File "../src/tir/analysis/verify_memory.cc", line 202
RuntimeError: Memory verification failed with the following errors:
PrimFunc([placeholder, placeholder, placeholder, placeholder, out]) attrs={"global_symbol": "fused_nn_conv2d_sparse", "tir.noalias": (bool)1, "target": opencl -keys=mali,opencl,gpu -device=mali -max_num_threads=256 -model=unknown} {
// attr [data_im2col] storage_scope = "global"
allocate data_im2col[float32 * 10368]
for (k, 0, 128) {
for (m, 0, 81) {
data_im2col[((k*81) + m)] = placeholder[(((((floordiv(k, 16)*64) + (floordiv(m, 9)*8)) + (floordiv(floormod(k, 16), 4)*8)) + floormod(m, 9)) + floormod(k, 4))]
}
}
// attr [0] extern_scope = 0
parallel (row, 0, 8) {
// attr [dot] storage_scope = "local"
allocate dot[float32x81 * 1]
out[ramp((row*81), 1, 81)] = x81(0f)
dot[ramp(0, 1, 81)] = x81(0f)
for (idx, 0, (placeholder[(row + 1)] - placeholder[row])) {
dot[ramp(0, 1, 81)] = (dot[ramp(0, 1, 81)] + (x81(placeholder[(placeholder[row] + idx)])*data_im2col[ramp((placeholder[(placeholder[row] + idx)]*81), 1, 81)]))
}
out[ramp((row*81), 1, 81)] = (out[ramp((row*81), 1, 81)] + dot[ramp(0, 1, 81)])
}
}
Other folk have had similar issues, (e.g this issue here). @vinx13 suggested binding the axis with a schedule.

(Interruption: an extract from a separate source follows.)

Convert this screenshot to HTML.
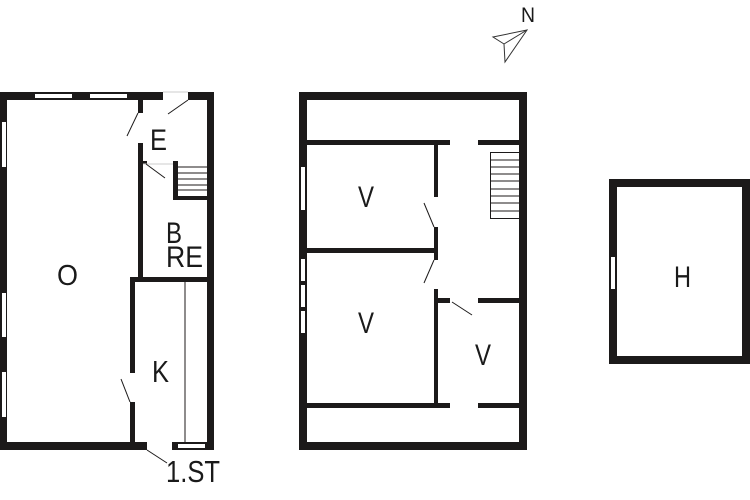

However, since this operation uses the tir.ir_builder
system, rather than the standard TVM Relay operation building, writing a schedule (e.g. by getting our loop axes with s[last].op.axis
) fails with:
AttributeError: <class 'tvm.te.tensor.ExternOp'> has no attribute axis
This above issue is described in an earlier question, to which @tqchen said “extern op cannot be scheduled because we get no control over the internal implementation of the op.”.
However, since this uses TVM, is there a way to schedule these ir_builder
operations?
I’ve looked through @ziheng’s RFC on the matter, and am still not sure. Is making a schedule that binds an axis even the right way to fix this OpenCL codegen issue?